6 | FGI : Le numérique au secours de la Planète ? |
Comme nous l’observons depuis le début, le numérique représente l’avenir mais il fait l'objet de beaucoup d’interrogations. Pour mieux envisager cet avenir, le Forum sur la Gouvernance de l’Internet a présenté des initiatives au service de la planète. Les données numériques peuvent-elles venir au secours de la planète ?
Pour Sébastien Bacholet, "l'avenir numérique existera si - et seulement si - il y a un avenir pour notre Terre. Il doit être un outil permettant d'aller vers la paix et non vers la guerre, d'avoir accès à une eau potable et non polluée, à de la nourriture et non à la famine, et d'offrir un toit aux sans-abri. L'Internet pour tous, par tous et partout, doit être et rester ouvert, divers et accessible tant géographiquement que financièrement pour rester la base d'un avenir numérique planétaire."
Pour Daniel Kaplan, fondateur de la FING, il est important de faire un état des lieux sur la nécessité d'associer le numérique pour rendre plus efficaces les politiques menées autour de l'environnement. Plusieurs initiatives ont été présentées, et parmi elles figure un projet de plateforme de changement climatique 4D Immersion fonctionnant avec une technologie blockchain (technologie sans organe de contrôle), projet sur lequel travaille actuellement Adina Popescu, fondatrice de l'association France Earth.
Parmi les autres initiatives figure IssyGrid, présenté par la société EMBIX, un réseau de quartier intelligent (ou smart grid) implanté à Issy-les-Moulineaux, près de Paris. Ce quartier contenant 2000 logements pour 5000 habitants utilise le numérique pour mieux protéger l'environnement. Dans les rues, des lampadaires connectés permettent d'éclairer la route en fonction du trafic. Un poste de distribution électrique utilise le stockage de la photovoltaïque pour réduire la consommation électrique, du soir principalement. Les données énergétiques de consommation des habitants sont relevées tout en respectant leur vie privée, un travail mené en collaboration avec la CNIL. Ce quartier intelligent, le premier de ce type en France, sert de modèle à d'autres projets en cours tel que celui d'un écoquartier à Nanterre, prévu d'ici à 2020.

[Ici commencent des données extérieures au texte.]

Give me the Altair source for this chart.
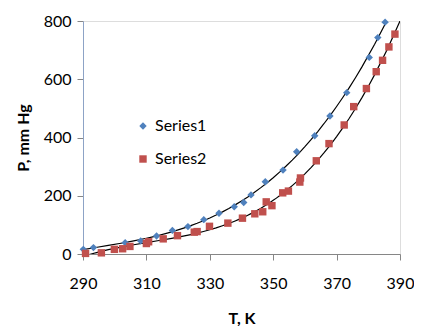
import altair as alt
import pandas as pd

# Series1 (blue diamonds)
t1 = [290.1, 293.3, 303.3, 308.2, 313.2, 318.2, 323.1, 328.1, 332.9, 337.7,
      340.7, 343.0, 347.5, 353.1, 357.4, 363.1, 367.9, 373.2, 380.3, 383.0, 385.3]
p1 = [16, 22, 39, 45, 62, 81, 94, 118, 140, 162,
      177, 203, 248, 288, 351, 406, 474, 554, 675, 743, 796]

# Series2 (red squares)
t2 = [290.8, 295.8, 299.9, 302.5, 304.8, 310.0, 310.7, 315.3, 319.8, 325.1,
      326.0, 329.9, 335.7, 340.3, 344.2, 346.7, 347.8, 349.6, 353.0, 354.8,
      358.4, 358.6, 363.6, 367.6, 372.4, 375.4, 379.4, 382.5, 384.5, 386.5, 388.4]
p2 = [2, 4, 16, 18, 26, 36, 42, 52, 63, 75,
      77, 95, 106, 123, 138, 145, 179, 166, 210, 216,
      247, 261, 320, 379, 443, 506, 568, 626, 665, 711, 755]

x_ticks = [290, 310, 330, 350, 370, 390]
y_ticks = [0, 200, 400, 600, 800]
series_names = ["Series1", "Series2"]

df = pd.DataFrame({
    "T": t1 + t2,
    "P": p1 + p2,
    "series": [series_names[0]] * len(t1) + [series_names[1]] * len(t2),
})

FONT = "Lato"

x_enc = alt.X(
    "T:Q",
    scale=alt.Scale(domain=[290, 390], nice=False, zero=False),
    axis=alt.Axis(
        values=x_ticks, title="T, K", grid=False, labelFlush=False,
        domainColor="#868686", tickColor="#868686", tickSize=6,
        labelFontSize=16, labelFont=FONT, labelColor="#000000", labelPadding=15,
        titleFontSize=16, titleFont=FONT, titleFontWeight="bold", titleColor="#000000",
        titlePadding=19,
    ),
)
y_enc = alt.Y(
    "P:Q",
    scale=alt.Scale(domain=[0, 800], nice=False),
    axis=alt.Axis(
        values=y_ticks, title="P, mm Hg", grid=False, labelFlush=False,
        domainColor="#8DA3C6", tickColor="#868686", tickSize=6,
        labelFontSize=16, labelFont=FONT, labelColor="#000000", labelPadding=6,
        titleFontSize=16, titleFont=FONT, titleFontWeight="bold", titleColor="#000000",
        titlePadding=12,
    ),
)

legend = alt.Legend(
    title=None, orient="none", legendX=52, legendY=97,
    labelFont=FONT, labelFontSize=16, labelColor="#000000",
    symbolSize=55, rowPadding=17, labelOffset=4, padding=0,
    symbolStrokeWidth=0,
)

points = alt.Chart(df).mark_point(filled=True, opacity=1, size=55).encode(
    x=x_enc,
    y=y_enc,
    color=alt.Color("series:N", scale=alt.Scale(domain=series_names, range=["#4F81BD", "#C0504D"]), legend=legend),
    shape=alt.Shape("series:N", scale=alt.Scale(domain=series_names, range=["diamond", "square"]), legend=legend),
)

lines = alt.Chart(df).transform_regression(
    "T", "P", method="poly", order=3, groupby=["series"], extent=[290, 390]
).mark_line(color="#000000", strokeWidth=1.2, clip=True).encode(
    x="T:Q", y="P:Q", detail="series:N"
)

chart = alt.layer(lines, points).properties(
    width=317, height=233,
    autosize=alt.AutoSizeParams(type="none"),
    padding={"left": 75, "top": 13, "right": 14, "bottom": 72},
).configure_view(
    stroke="#4F81BD", strokeWidth=1.2
).configure(background="#FFFFFF")

chart.save("out.html", embed_options={"renderer": "svg", "actions": False})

Le recours aux innovations technologiques pour accélérer la transition écologique est bien réel, comme nous le présentions sur 7x7. Pour cela, quatre axes de développement sont présentés :
1) réduire l'empreinte écologique du numérique
2)utiliser le numérique pour mieux concevoir les politiques écologiques
3) soutenir l'innovation numérique en faveur de l'écologie
4) mobiliser le potentiel des données au service de la transition écologique.
Pour Corinne Pulicani, fondatrice de D.RA.W., "Nos sociétés font face à de multiples transitions qui impactent dangereusement la biosphère. Nos civilisations contemporaines peinent à coordonner des politiques publiques efficaces en matière d'écologie. Le Numérique est souvent pointé du doigt car c'est l'un des principaux moteurs de transformation tangible de notre époque. Et si cet écosystème de technologies et d'acteurs puissants, à l'échelle mondiale, pouvait venir au secours de la Planète et servir efficacement le développement durable ?"

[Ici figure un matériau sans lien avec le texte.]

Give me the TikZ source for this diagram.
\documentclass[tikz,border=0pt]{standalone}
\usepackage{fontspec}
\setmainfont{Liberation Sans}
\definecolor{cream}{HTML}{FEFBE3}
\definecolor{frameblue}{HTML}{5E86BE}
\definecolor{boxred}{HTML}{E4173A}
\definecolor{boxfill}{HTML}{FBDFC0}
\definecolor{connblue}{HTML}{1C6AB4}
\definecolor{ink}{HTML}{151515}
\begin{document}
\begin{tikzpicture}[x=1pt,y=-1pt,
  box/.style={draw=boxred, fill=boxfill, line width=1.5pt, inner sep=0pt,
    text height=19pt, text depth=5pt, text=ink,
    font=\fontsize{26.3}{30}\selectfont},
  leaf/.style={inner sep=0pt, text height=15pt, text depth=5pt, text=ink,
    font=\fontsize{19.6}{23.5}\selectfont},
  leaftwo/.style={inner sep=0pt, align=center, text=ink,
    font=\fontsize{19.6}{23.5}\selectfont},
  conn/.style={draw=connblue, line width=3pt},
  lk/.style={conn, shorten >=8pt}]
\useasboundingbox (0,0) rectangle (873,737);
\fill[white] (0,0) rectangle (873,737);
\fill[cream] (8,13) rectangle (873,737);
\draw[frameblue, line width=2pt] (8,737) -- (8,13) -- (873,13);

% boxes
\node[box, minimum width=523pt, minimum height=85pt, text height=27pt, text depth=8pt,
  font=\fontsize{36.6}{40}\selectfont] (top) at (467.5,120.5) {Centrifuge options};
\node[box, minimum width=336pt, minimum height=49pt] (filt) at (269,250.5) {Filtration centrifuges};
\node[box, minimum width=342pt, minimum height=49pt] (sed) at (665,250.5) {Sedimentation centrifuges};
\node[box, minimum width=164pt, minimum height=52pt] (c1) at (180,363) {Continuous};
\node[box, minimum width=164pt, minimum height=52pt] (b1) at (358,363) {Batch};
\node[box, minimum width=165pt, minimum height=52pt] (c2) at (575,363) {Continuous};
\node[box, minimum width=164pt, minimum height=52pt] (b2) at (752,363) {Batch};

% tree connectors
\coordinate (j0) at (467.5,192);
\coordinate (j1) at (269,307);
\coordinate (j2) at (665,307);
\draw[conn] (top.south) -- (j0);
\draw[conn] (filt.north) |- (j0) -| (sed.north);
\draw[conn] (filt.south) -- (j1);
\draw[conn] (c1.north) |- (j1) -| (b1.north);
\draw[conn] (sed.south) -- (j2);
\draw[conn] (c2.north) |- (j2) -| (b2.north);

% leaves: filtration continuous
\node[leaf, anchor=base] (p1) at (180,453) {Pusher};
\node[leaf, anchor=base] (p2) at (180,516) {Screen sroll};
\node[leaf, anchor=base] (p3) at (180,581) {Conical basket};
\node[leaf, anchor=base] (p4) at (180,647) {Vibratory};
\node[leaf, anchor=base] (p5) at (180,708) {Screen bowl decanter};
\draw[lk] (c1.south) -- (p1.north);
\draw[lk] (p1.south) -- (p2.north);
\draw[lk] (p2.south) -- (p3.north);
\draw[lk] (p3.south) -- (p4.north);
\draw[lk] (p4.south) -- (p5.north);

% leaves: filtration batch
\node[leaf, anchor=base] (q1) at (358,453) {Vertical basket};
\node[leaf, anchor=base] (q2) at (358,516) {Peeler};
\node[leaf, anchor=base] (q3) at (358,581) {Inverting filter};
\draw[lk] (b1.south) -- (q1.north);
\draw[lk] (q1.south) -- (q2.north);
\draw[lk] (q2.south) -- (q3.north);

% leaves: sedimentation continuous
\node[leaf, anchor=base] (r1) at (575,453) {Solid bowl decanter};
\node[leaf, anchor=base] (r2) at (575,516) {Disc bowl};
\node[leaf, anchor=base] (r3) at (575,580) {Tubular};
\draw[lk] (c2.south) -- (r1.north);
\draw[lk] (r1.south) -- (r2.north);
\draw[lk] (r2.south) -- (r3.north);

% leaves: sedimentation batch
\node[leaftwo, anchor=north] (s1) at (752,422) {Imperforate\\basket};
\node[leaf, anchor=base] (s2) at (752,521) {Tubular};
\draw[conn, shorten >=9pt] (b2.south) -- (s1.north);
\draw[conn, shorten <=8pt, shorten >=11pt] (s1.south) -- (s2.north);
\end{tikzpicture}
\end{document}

7 | FGI : Faut-il renforcer l’apprentissage du numérique dans le système d’éducation ? |
L'Internet existe depuis longtemps et son développement récent et fulgurant affecte tous les secteurs, mais son enseignement demeure en retard. Le numérique va de plus en plus faire partie de notre vie donc faut-il organiser son apprentissage dans le système éducatif ?

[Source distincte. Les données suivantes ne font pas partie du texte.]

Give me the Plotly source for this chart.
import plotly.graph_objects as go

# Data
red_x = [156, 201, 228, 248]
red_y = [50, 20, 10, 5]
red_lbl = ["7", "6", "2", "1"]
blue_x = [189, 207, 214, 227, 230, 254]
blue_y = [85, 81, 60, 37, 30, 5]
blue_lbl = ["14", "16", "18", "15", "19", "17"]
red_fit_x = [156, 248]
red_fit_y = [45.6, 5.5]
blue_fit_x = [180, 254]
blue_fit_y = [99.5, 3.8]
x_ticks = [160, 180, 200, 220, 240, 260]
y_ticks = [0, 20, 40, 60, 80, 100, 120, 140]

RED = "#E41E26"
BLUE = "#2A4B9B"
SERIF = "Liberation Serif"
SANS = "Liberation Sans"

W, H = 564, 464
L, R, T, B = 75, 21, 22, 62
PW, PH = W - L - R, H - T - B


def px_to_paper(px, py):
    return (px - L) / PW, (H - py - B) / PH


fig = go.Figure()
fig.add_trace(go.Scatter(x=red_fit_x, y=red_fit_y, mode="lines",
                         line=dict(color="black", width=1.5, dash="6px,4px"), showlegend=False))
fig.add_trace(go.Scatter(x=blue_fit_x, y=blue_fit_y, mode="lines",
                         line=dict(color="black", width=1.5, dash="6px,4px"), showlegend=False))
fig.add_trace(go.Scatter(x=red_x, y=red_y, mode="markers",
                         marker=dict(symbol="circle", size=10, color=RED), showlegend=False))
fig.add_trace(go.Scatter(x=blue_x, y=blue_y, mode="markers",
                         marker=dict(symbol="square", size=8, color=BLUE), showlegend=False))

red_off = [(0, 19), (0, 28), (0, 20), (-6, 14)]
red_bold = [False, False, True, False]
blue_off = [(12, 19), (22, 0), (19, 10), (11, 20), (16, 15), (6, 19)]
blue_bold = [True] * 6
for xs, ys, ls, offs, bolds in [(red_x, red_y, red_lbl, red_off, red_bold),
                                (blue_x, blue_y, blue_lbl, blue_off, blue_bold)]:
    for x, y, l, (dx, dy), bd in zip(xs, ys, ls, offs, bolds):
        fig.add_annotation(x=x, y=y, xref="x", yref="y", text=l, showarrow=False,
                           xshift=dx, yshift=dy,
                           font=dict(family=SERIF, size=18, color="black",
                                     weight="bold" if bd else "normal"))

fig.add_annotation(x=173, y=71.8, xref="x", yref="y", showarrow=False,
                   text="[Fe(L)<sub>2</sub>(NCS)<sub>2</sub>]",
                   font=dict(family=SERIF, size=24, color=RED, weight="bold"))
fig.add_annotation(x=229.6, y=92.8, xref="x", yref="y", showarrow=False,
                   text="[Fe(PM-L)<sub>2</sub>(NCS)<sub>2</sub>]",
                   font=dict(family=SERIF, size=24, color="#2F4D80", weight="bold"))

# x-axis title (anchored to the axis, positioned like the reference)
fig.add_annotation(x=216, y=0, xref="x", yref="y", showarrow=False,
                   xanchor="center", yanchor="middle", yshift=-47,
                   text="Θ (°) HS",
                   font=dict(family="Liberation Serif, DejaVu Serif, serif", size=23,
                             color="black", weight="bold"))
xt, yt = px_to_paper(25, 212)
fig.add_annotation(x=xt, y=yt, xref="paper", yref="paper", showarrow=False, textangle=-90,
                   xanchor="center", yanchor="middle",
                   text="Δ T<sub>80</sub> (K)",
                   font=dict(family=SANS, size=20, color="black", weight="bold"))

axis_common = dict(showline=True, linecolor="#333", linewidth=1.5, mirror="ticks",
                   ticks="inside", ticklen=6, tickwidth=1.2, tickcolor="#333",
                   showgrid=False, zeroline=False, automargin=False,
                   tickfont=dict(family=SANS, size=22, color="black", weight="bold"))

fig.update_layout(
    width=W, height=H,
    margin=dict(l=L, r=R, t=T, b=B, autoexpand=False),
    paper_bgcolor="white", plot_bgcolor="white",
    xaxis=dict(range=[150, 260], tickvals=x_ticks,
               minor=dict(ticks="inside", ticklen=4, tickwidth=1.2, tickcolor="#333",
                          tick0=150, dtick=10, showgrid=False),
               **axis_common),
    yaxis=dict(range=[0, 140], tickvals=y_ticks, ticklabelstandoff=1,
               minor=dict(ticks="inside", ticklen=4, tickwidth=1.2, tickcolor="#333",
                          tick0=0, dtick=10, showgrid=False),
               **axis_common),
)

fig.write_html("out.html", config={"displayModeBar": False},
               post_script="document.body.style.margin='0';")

Pour Laurent Bloch, chercheur et fondateur de l'Institut de L'Iconomie, "L'informatique transforme l'économie, la politique, la culture, le monde : pour la liberté et l'égalité dans cet avenir numérique, je propose d 'introduire l'informatique pour tous à tous les degrés du système éducatif".
Faire entrer le numérique dans les écoles est un projet du Ministère de l’Éducation Nationale, datant déjà de plusieurs années. Parmi les objectifs figure le développement des compétences numériques et l’éducation au numérique « pour un usage plus responsable » selon le site du Ministère de l’Éducation. Au collège et au lycée, les compétences numériques des élèves sont désormais évaluées notamment grâce au B2i (Brevet Informatique et Internet). Ces compétences sont celles de travailler dans un « système numérique évolutif », rechercher des informations, organiser une recherche d’informations, exploiter des documents numériques ou encore communiquer et travailler en réseau.
Le système actuel sensibilise les élèves mais comme évoqué précédemment, le numérique peut être un danger. Dans l’enseignement du numérique, une sensibilisation aux risques et à la cybersécurité pourrait également être utile.